What about the country’s revered separation of church and state? AG Ashcroft called it a malicious “wall of religious oppression.”

The Yale- and Harvard-educated Bush (ah, those legacies) said during his first presidential campaign that “the jury is still out” on the merits of Darwinism; but as Wills makes clear, that’s “true only if the jury is not made up of reputable scientists.”

Bush urged the teaching of “intelligent design” in the schools - along with evolution - in the science classes. “Now class,” sayeth the teacher, “close your biology textbook and turn to your Bible, the Book of Genesis.”

The Bush administration and its Republican majorities in Congress also denied scientists’ warnings about global warming.

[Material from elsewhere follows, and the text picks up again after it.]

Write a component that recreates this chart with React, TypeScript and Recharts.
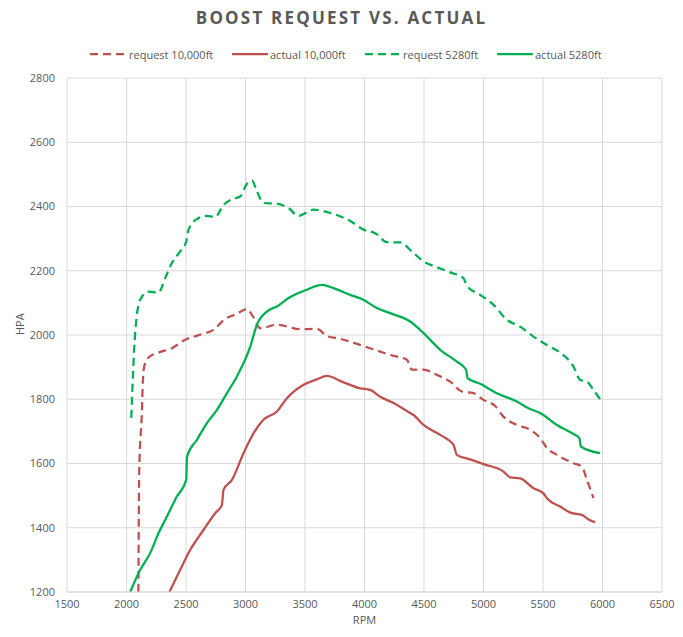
import { LineChart, Line, XAxis, YAxis, CartesianGrid } from 'recharts'

// values (RPM vs HPA)
const request10kRpm = [2100, 2107, 2129, 2138, 2149, 2185, 2269, 2381, 2493, 2619, 2731, 2829, 2928, 3012, 3062, 3124, 3264, 3460, 3600, 3684, 3796, 4006, 4216, 4356, 4398, 4496, 4608, 4720, 4818, 4916, 5000, 5098, 5168, 5280, 5392, 5476, 5533, 5617, 5756, 5827, 5869, 5924]
const request10kHpa = [1200, 1580, 1757, 1860, 1902, 1930, 1945, 1959, 1985, 2001, 2016, 2050, 2066, 2081, 2058, 2021, 2032, 2018, 2019, 1997, 1988, 1964, 1938, 1923, 1892, 1892, 1876, 1855, 1824, 1819, 1798, 1779, 1746, 1720, 1705, 1679, 1648, 1627, 1601, 1590, 1549, 1492]

const actual10kRpm = [2361, 2451, 2535, 2647, 2745, 2802, 2815, 2886, 2983, 3067, 3151, 3264, 3348, 3488, 3600, 3684, 3810, 3964, 4048, 4132, 4244, 4384, 4412, 4496, 4636, 4748, 4776, 4888, 5000, 5168, 5224, 5308, 5420, 5504, 5533, 5644, 5729, 5827, 5883, 5939]
const actual10kHpa = [1200, 1269, 1331, 1393, 1445, 1471, 1518, 1549, 1632, 1694, 1736, 1762, 1803, 1845, 1862, 1873, 1855, 1834, 1829, 1808, 1788, 1757, 1751, 1720, 1689, 1658, 1627, 1613, 1598, 1575, 1557, 1554, 1523, 1507, 1492, 1466, 1447, 1440, 1426, 1417]

const request5280Rpm = [2040, 2073, 2115, 2185, 2269, 2325, 2381, 2451, 2502, 2521, 2592, 2676, 2745, 2815, 2886, 2955, 3012, 3054, 3096, 3151, 3264, 3361, 3445, 3571, 3739, 3880, 3991, 4090, 4188, 4300, 4398, 4496, 4608, 4720, 4832, 4860, 4972, 5084, 5197, 5308, 5420, 5533, 5644, 5756, 5812, 5869, 5924, 5980]
const request5280Hpa = [1742, 2007, 2110, 2135, 2132, 2177, 2224, 2260, 2291, 2328, 2361, 2371, 2367, 2405, 2423, 2431, 2471, 2481, 2447, 2411, 2409, 2395, 2371, 2390, 2377, 2355, 2328, 2317, 2289, 2288, 2260, 2229, 2211, 2195, 2177, 2153, 2125, 2094, 2047, 2026, 1995, 1969, 1945, 1902, 1860, 1855, 1829, 1800]

const actual5280Rpm = [2031, 2115, 2199, 2269, 2325, 2423, 2502, 2508, 2592, 2676, 2760, 2844, 2928, 3040, 3096, 3180, 3264, 3376, 3516, 3642, 3739, 3880, 3978, 4104, 4216, 4384, 4496, 4636, 4776, 4854, 4866, 4972, 5112, 5280, 5378, 5476, 5617, 5756, 5806, 5818, 5980]
const actual5280Hpa = [1200, 1269, 1321, 1383, 1424, 1497, 1549, 1621, 1674, 1726, 1767, 1819, 1871, 1964, 2032, 2073, 2089, 2118, 2141, 2156, 2146, 2125, 2112, 2084, 2068, 2042, 2006, 1954, 1917, 1892, 1866, 1848, 1819, 1793, 1772, 1757, 1720, 1692, 1679, 1653, 1632]

const xTicks = [1500, 2000, 2500, 3000, 3500, 4000, 4500, 5000, 5500, 6000, 6500]
const yTicks = [1200, 1400, 1600, 1800, 2000, 2200, 2400, 2600, 2800]

const RED = '#C0504D'
const GREEN = '#00B050'
const TEXT = '#595959'
const FONT = '"Open Sans", sans-serif'
const DASH = '8 5'

const zip = (xs: number[], ys: number[]) => xs.map((rpm, i) => ({ rpm, hpa: ys[i] }))

const series = [
  { name: 'request 10,000ft', data: zip(request10kRpm, request10kHpa), color: RED, dashed: true, lx: 90, lw: 37 },
  { name: 'actual 10,000ft', data: zip(actual10kRpm, actual10kHpa), color: RED, dashed: false, lx: 232, lw: 36 },
  { name: 'request 5280ft', data: zip(request5280Rpm, request5280Hpa), color: GREEN, dashed: true, lx: 365, lw: 36 },
  { name: 'actual 5280ft', data: zip(actual5280Rpm, actual5280Hpa), color: GREEN, dashed: false, lx: 497, lw: 36 },
]

export default function App() {
  return (
    <div style={{ position: 'relative', width: 683, height: 637, margin: -8, background: '#fff', fontFamily: FONT }}>
      <div style={{ position: 'absolute', top: 6, left: 0, width: 683, textAlign: 'center', fontSize: 17, fontWeight: 700, letterSpacing: 2.2, color: TEXT }}>
        BOOST REQUEST VS. ACTUAL
      </div>
      {series.map(s => (
        <div key={s.name} style={{ position: 'absolute', top: 45, left: s.lx, height: 18, display: 'flex', alignItems: 'center', fontSize: 11, color: TEXT, whiteSpace: 'nowrap' }}>
          <svg width={s.lw} height={4} style={{ marginRight: 2 }}>
            <line x1={0} y1={2} x2={s.lw} y2={2} stroke={s.color} strokeWidth={2.25} strokeDasharray={s.dashed ? DASH : undefined} />
          </svg>
          {s.name}
        </div>
      ))}
      <div style={{ position: 'absolute', left: 0, top: 0 }}>
        <LineChart width={683} height={637} margin={{ top: 78, right: 21, left: 7, bottom: 15 }}>
          <CartesianGrid stroke="#D9D9D9" horizontal vertical />
          <XAxis
            dataKey="rpm"
            type="number"
            domain={[1500, 6500]}
            ticks={xTicks}
            allowDataOverflow
            height={30}
            tickLine={false}
            tickSize={0}
            tickMargin={8}
            axisLine={{ stroke: '#D9D9D9' }}
            tick={{ fill: TEXT, fontSize: 11, fontFamily: FONT }}
            label={{ value: 'RPM', position: 'insideBottom', offset: -2, fill: TEXT, fontSize: 11, fontFamily: FONT }}
          />
          <YAxis
            dataKey="hpa"
            type="number"
            domain={[1200, 2800]}
            ticks={yTicks}
            allowDataOverflow
            width={60}
            tickLine={false}
            tickSize={0}
            tickMargin={12}
            axisLine={false}
            tick={{ fill: TEXT, fontSize: 11, fontFamily: FONT }}
            label={{ value: 'HPA', angle: -90, position: 'insideLeft', offset: 13, fill: TEXT, fontSize: 11, fontFamily: FONT }}
          />
          {series.map(s => (
            <Line
              key={s.name}
              data={s.data}
              dataKey="hpa"
              name={s.name}
              type="monotone"
              stroke={s.color}
              strokeWidth={2.25}
              strokeDasharray={s.dashed ? DASH : undefined}
              dot={false}
              activeDot={false}
              isAnimationActive={false}
            />
          ))}
        </LineChart>
      </div>
    </div>
  )
}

Oklahoma GOP Sen. James Inhofe called it “the greatest hoax ever perpetrated on the American people.”

Following the faith-skewed health care as well: Bush approved millions of dollars to fight AIDS in Africa and the nation cheered, but “30 percent of that money was earmarked for promoting sexual abstinence, and none of it for condoms,” writes Wills. “Religion trumped medical findings on what is effective.”

Then, of course, there was stem-cell research, where Bush heeded the evangelicals’ contention that “embryos are human persons” and this past July used his first veto to block a stem cell research bill that passed both houses of Congress - Parkinson’s patients and people with spinal injuries be damned.

But perhaps faith-based politics had its most dire consequences in Iraq. Under Bush, the deputy undersecretary for defense intelligence, Gen. William Boykin, traveled the country preaching to evangelical congregations, showing slides of Osama bin Laden, Saddam Hussein, Kim Jong Il and various Taliban leaders.

In uniform - battle fatigues - Boykin lectured that those in the slides were not the enemy, but “a guy called Satan. Satan wants to destroy this nation. He wants to destroy us as a nation and he wants to destroy us as a Christian army.”

Critics called for Boykin’s firing for turning Afghanistan and Iraq into religious wars. Instead, Secretary of Defense Donald Rumsfeld and Bush sheltered him in the Pentagon.

But the politics of the faithful contributed to incompetence in handling Iraq’s reconstruction. Wills argues that the White House “trolled the conservative foundations, Republican congressional staffs and evangelical schools for loyalist appointees” to staff the Iraq Coalition Provisional Authority under Paul Bremmer: “Right moral attitude was more important than competence.”

Turning Afghanistan and Iraq into religious wars has consequences. During his visit to Indonesia, Bush passed on spending a night in Jakarta, capital of the nation with the world’s largest Islamic population. A military base in Honolulu would have to do.

“There is a particular danger with a war God commands,” writes Wills. “What if God should lose? That is unthinkable to evangelicals. They cannot accept the idea of second-guessing God, and he was the one who led them into war.

“Thus, in 2006, when two thirds of the American people told pollsters that the war in Iraq was a mistake, the third of those still standing behind it were mainly evangelicals (who make up about one third of the population). It was a faith-based certitude.”

Certitudes like that spell danger - and political irrelevance.